Contrary to what has often been said, all right-leaning voters do not belong to “la France d’en bas” [the low-end France] (a catch phrase used to describe any Frenchman afflicted with any type of defect, including poverty, intellectual deficiency, coldness to Europe as well as identity-based and national inklings). When we consider the extreme right’s share of the vote in Paris’ 16th and 8th “arrondissements” (among the richest neighbourhoods in France), we find that the extreme right also attracted the comfortable and highly qualified “France du dessus” [the high-end France]. Thus regardless of living conditions or socio-cultural background, nearly 10% of the French agreed whole-heartedly with the ideas of the extreme right. Even though this is coming to light today, the phenomenon is nothing new. Since 1995, the Front National has never received a share of votes under 15%, regardless of the type of election (presidential in 1995, legislative in 1997, regional in 1998).

What is however relatively new is the place given to the ideas cherished by the extreme right in the overall French political arena. The French presidential and legislative election campaigns were carried out under the predominant notion of the fight against rising crime rates. This very “extreme right” notion seems to have become extremely unifying judging the overwhelming UMP (Jacques Chirac’s political party) victory in the legislative elections.
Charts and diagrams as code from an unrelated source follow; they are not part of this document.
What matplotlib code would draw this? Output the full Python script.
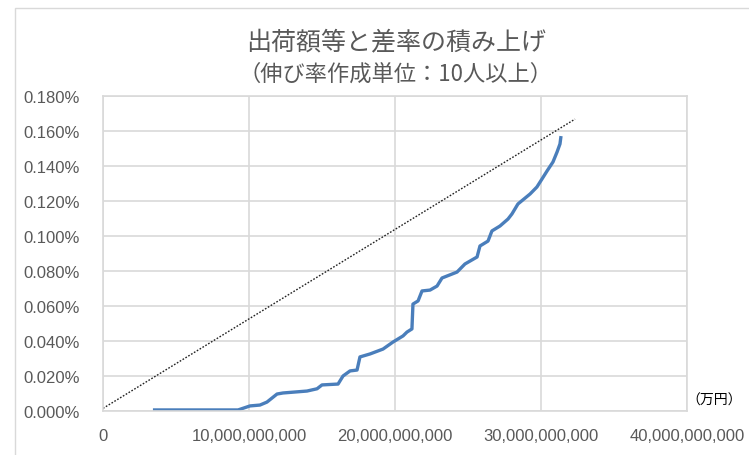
import matplotlib.pyplot as plt
from matplotlib.ticker import FuncFormatter, MultipleLocator
from matplotlib.patches import Rectangle

# 出荷額等（1e9 単位で読み取り）と差率（%）
x_cum = [3.42, 9.25, 10.07, 10.75, 11.23, 11.92, 12.33, 13.97, 14.66, 15.0,
         16.1, 16.44, 16.92, 17.4, 17.6, 18.29, 19.18, 19.86, 20.55, 20.82,
         21.16, 21.23, 21.58, 21.85, 22.40, 22.88, 23.22, 24.25, 24.79, 25.62,
         25.82, 26.37, 26.64, 27.19, 27.74, 28.01, 28.42, 29.25, 29.72, 30.07,
         30.41, 30.82, 31.10, 31.30, 31.37]
y_cum = [0.0006, 0.0006, 0.0029, 0.0034, 0.0051, 0.0097, 0.0103, 0.0114, 0.0127, 0.0149,
         0.0154, 0.0200, 0.0229, 0.0234, 0.0309, 0.0326, 0.0354, 0.0394, 0.0429, 0.0451,
         0.0469, 0.0611, 0.0629, 0.0686, 0.0691, 0.0714, 0.0760, 0.0794, 0.0840, 0.0880,
         0.0943, 0.0971, 0.1029, 0.1057, 0.1097, 0.1126, 0.1183, 0.1240, 0.1280, 0.1326,
         0.1371, 0.1423, 0.1480, 0.1526, 0.1571]
x_cum = [v * 1e9 for v in x_cum]

# 点線（対角線）
x_line = [0, 32.33e9]
y_line = [0.0015, 0.1668]

title = '出荷額等と差率の積み上げ'
subtitle = '（伸び率作成単位：10人以上）'
unit = '（万円）'

plt.rcParams['font.family'] = ['Liberation Sans', 'Noto Sans CJK JP', 'DejaVu Sans']
gray = '#595959'
grid_c = '#D9D9D9'
jp = ['Noto Sans CJK JP', 'DejaVu Sans']

fig = plt.figure(figsize=(7.49, 4.56), dpi=100)
# 外枠
fig.patches.append(Rectangle((15 / 749, -0.1), 1.2, 1 - 9 / 456 + 0.1, transform=fig.transFigure,
                             fill=False, edgecolor=grid_c, linewidth=1))

ax = fig.add_axes([103 / 749, 1 - 412 / 456, 584 / 749, 315 / 456])
ax.plot(x_line, y_line, color='#222222', linestyle=(0, (1.2, 1.2)), linewidth=1.0)
ax.plot(x_cum, y_cum, color='#4A7EBB', linewidth=2.4, solid_capstyle='butt')

ax.set_xlim(0, 40e9)
ax.set_ylim(0, 0.18)
ax.xaxis.set_major_locator(MultipleLocator(10e9))
ax.yaxis.set_major_locator(MultipleLocator(0.02))
ax.xaxis.set_major_formatter(FuncFormatter(lambda v, p: '{:,.0f}'.format(v)))
ax.yaxis.set_major_formatter(FuncFormatter(lambda v, p: '{:.3f}%'.format(v)))
ax.grid(True, color=grid_c, linewidth=1.2)
ax.set_axisbelow(True)
for s in ax.spines.values():
    s.set_color(grid_c)
    s.set_linewidth(1.2)
ax.tick_params(length=0, labelsize=12, colors=gray, pad=17)
ax.tick_params(axis='x', pad=12)

fig.text(396 / 749, 1 - 42 / 456, title, ha='center', va='center', fontsize=18, color=gray, family=jp)
fig.text(396 / 749, 1 - 74 / 456, subtitle, ha='center', va='center', fontsize=16, color=gray, family=jp)
fig.text(714 / 749, 1 - 401 / 456, unit, ha='center', va='center', fontsize=10, color='black', family=jp)

fig.savefig('out.png', dpi=100)
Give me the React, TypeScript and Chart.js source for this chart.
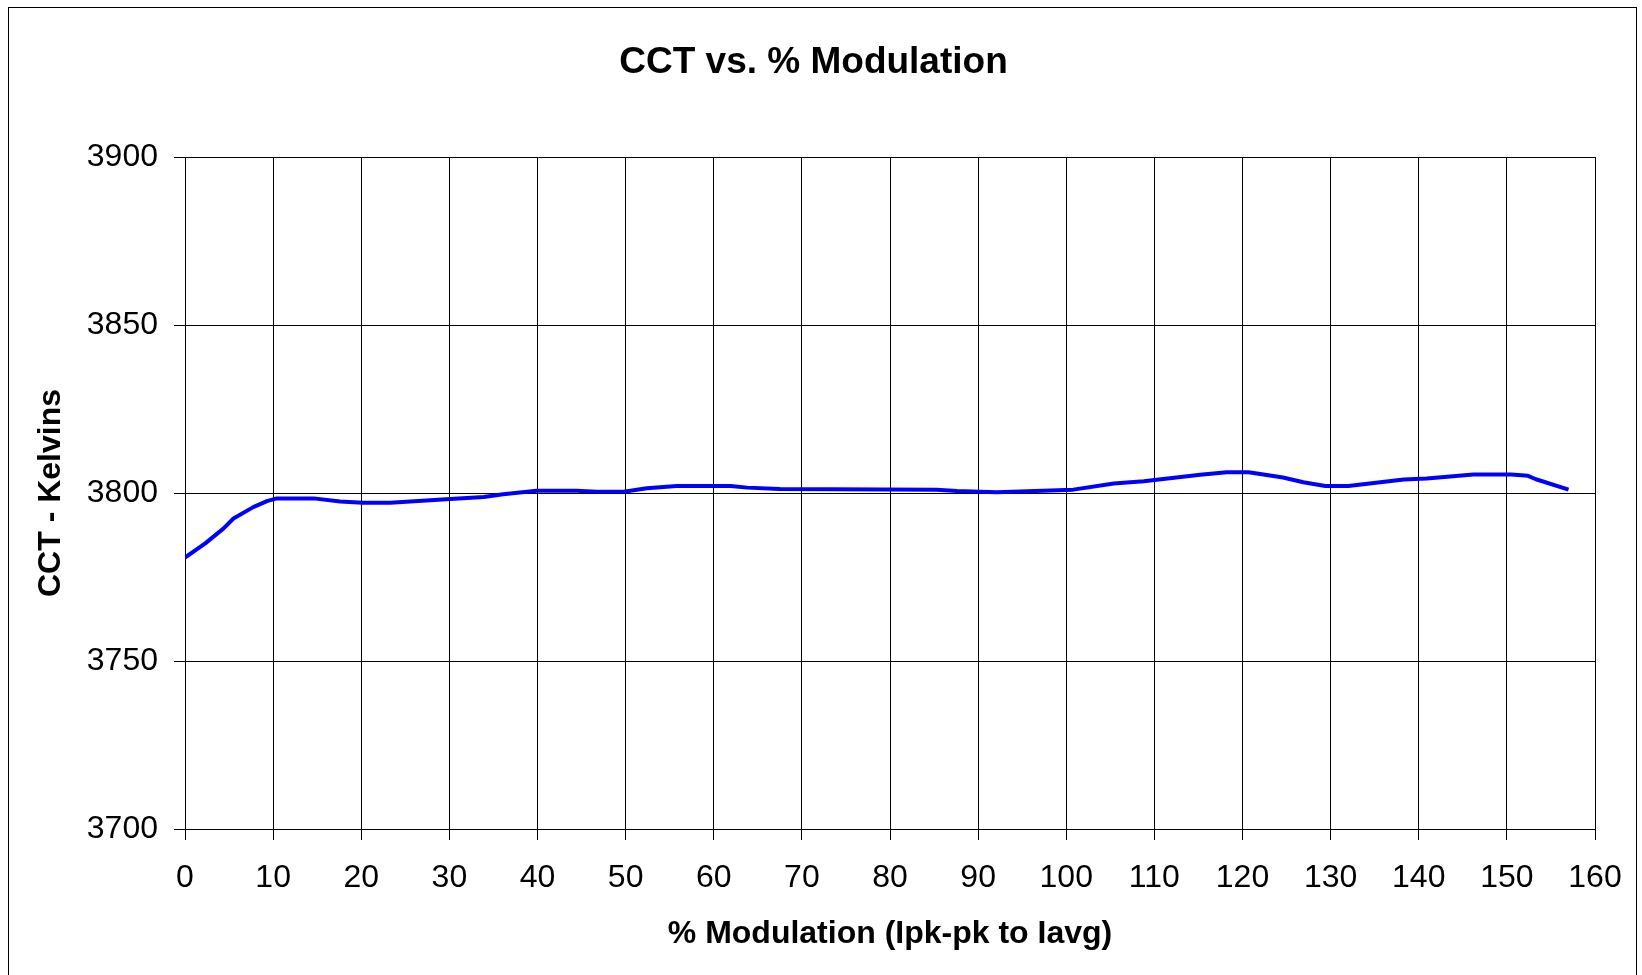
import React, { useEffect, useRef } from "react";
import { Chart, registerables } from "chart.js";

Chart.register(...registerables);

const chartTitle = "CCT vs. % Modulation";
const xAxisTitle = "% Modulation (Ipk-pk to Iavg)";
const yAxisTitle = "CCT - Kelvins";

const modulationPct = [
  0, 2.3, 4.35, 5.5, 7.75, 9.3, 10.4, 14.6, 17.6, 20.2, 23.3, 30.1, 33.9, 36.1,
  39.9, 44.4, 46.7, 49.8, 52.4, 55.8, 61.9, 63.8, 67.5, 85.3, 87.6, 92.1, 100.8,
  105.4, 106.9, 108.8, 115.2, 118.2, 120.7, 124.6, 126.9, 129.4, 132, 138.3,
  140.9, 146.2, 150.5, 152.4, 153.3, 157,
];
const cctKelvins = [
  3780.8, 3785, 3789.4, 3792.4, 3795.8, 3797.6, 3798.4, 3798.4, 3797.5, 3797.1,
  3797.1, 3798.2, 3798.8, 3799.6, 3800.7, 3800.7, 3800.4, 3800.4, 3801.4,
  3802.1, 3802.1, 3801.6, 3801.2, 3801.0, 3800.6, 3800.2, 3801.0, 3802.8,
  3803.1, 3803.5, 3805.4, 3806.2, 3806.2, 3804.6, 3803.2, 3802.1, 3802.1,
  3804.0, 3804.3, 3805.5, 3805.5, 3805.1, 3804.1, 3801.0,
];

const xMin = 0;
const xMax = 160;
const xStep = 10;
const yMin = 3700;
const yMax = 3900;
const yStep = 50;

const FONT = "'Liberation Sans', Arial, sans-serif";

const borderPlugin = {
  id: "outerBorder",
  afterDraw(chart: any) {
    const ctx = chart.ctx;
    ctx.save();
    ctx.strokeStyle = "#000";
    ctx.lineWidth = 1;
    ctx.strokeRect(8.5, 7.5, 1628, 1000);
    ctx.restore();
  },
};

export default function App() {
  const ref = useRef<HTMLCanvasElement | null>(null);

  useEffect(() => {
    if (!ref.current) return;
    const data = modulationPct.map((x, i) => ({ x, y: cctKelvins[i] }));
    const chart = new Chart(ref.current, {
      type: "scatter",
      data: {
        datasets: [
          {
            data,
            showLine: true,
            borderColor: "#0000ff",
            borderWidth: 4,
            pointRadius: 0,
            borderJoinStyle: "round",
            fill: false,
            tension: 0,
          },
        ],
      },
      plugins: [borderPlugin],
      options: {
        responsive: false,
        animation: false,
        events: [],
        layout: { padding: { left: 32, right: 47, top: 0, bottom: 0 } },
        plugins: {
          legend: { display: false },
          tooltip: { enabled: false },
          title: {
            display: true,
            text: chartTitle,
            color: "#000",
            font: { family: FONT, size: 37, weight: "bold" },
            padding: { top: 40.4, bottom: 72.2 },
          },
        },
        scales: {
          x: {
            type: "linear",
            min: xMin,
            max: xMax,
            afterFit: (s: any) => {
              s.height = 146;
            },
            ticks: {
              stepSize: xStep,
              color: "#000",
              font: { family: FONT, size: 32 },
              padding: 19,
              maxRotation: 0,
              callback: (v: any) => String(v),
            },
            grid: { color: "#000", lineWidth: 1, tickLength: 11, tickColor: "#000" },
            border: { color: "#000", width: 1 },
            title: {
              display: true,
              text: xAxisTitle,
              color: "#000",
              font: { family: FONT, size: 32, weight: "bold" },
              padding: { top: 0, bottom: 22 },
            },
          },
          y: {
            type: "linear",
            min: yMin,
            max: yMax,
            afterFit: (s: any) => {
              s.width = 153;
            },
            ticks: {
              stepSize: yStep,
              color: "#000",
              font: { family: FONT, size: 32 },
              padding: 16,
              callback: (v: any) => String(v),
            },
            grid: { color: "#000", lineWidth: 1, tickLength: 11, tickColor: "#000" },
            border: { color: "#000", width: 1 },
            title: {
              display: true,
              text: yAxisTitle,
              color: "#000",
              font: { family: FONT, size: 32, weight: "bold" },
              padding: { top: 0, bottom: 0 },
            },
          },
        },
      },
    } as any);
    return () => chart.destroy();
  }, []);

  return (
    <canvas
      ref={ref}
      width={1642}
      height={975}
      style={{ position: "fixed", left: 0, top: 0, display: "block", background: "#fff" }}
    />
  );
}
It would appear that a majority of Frenchmen are in fact in agreement with two things: that the French are exposed to an unacceptable level of crime and that repressive measures are called for to counteract this reality.

If it were probable that only a small portion of the population living in France is in fact exposed to an unacceptable level of crime, it is nonetheless improbable that a purely repressive arsenal would reduce levels of crime. The simplistic arguments put forward by the traditional political class encourages the spread of extreme right ideas throughout French society. This position, far from discrediting such arguments, runs the risk of giving just little more credibility to right-wing ideas and possibly even to right-wing representatives. The possibility of making a large margin even larger exists, and those who find “solutions” in hating the other maintain the margin.

Similarly, holding European summits on the fight against illegal immigration gives credence to the idea already strongly held by many Europeans that immigration is intrinsically bad. And this even though it has been known for some time now that immigration is an economic and demographic necessity for Europe.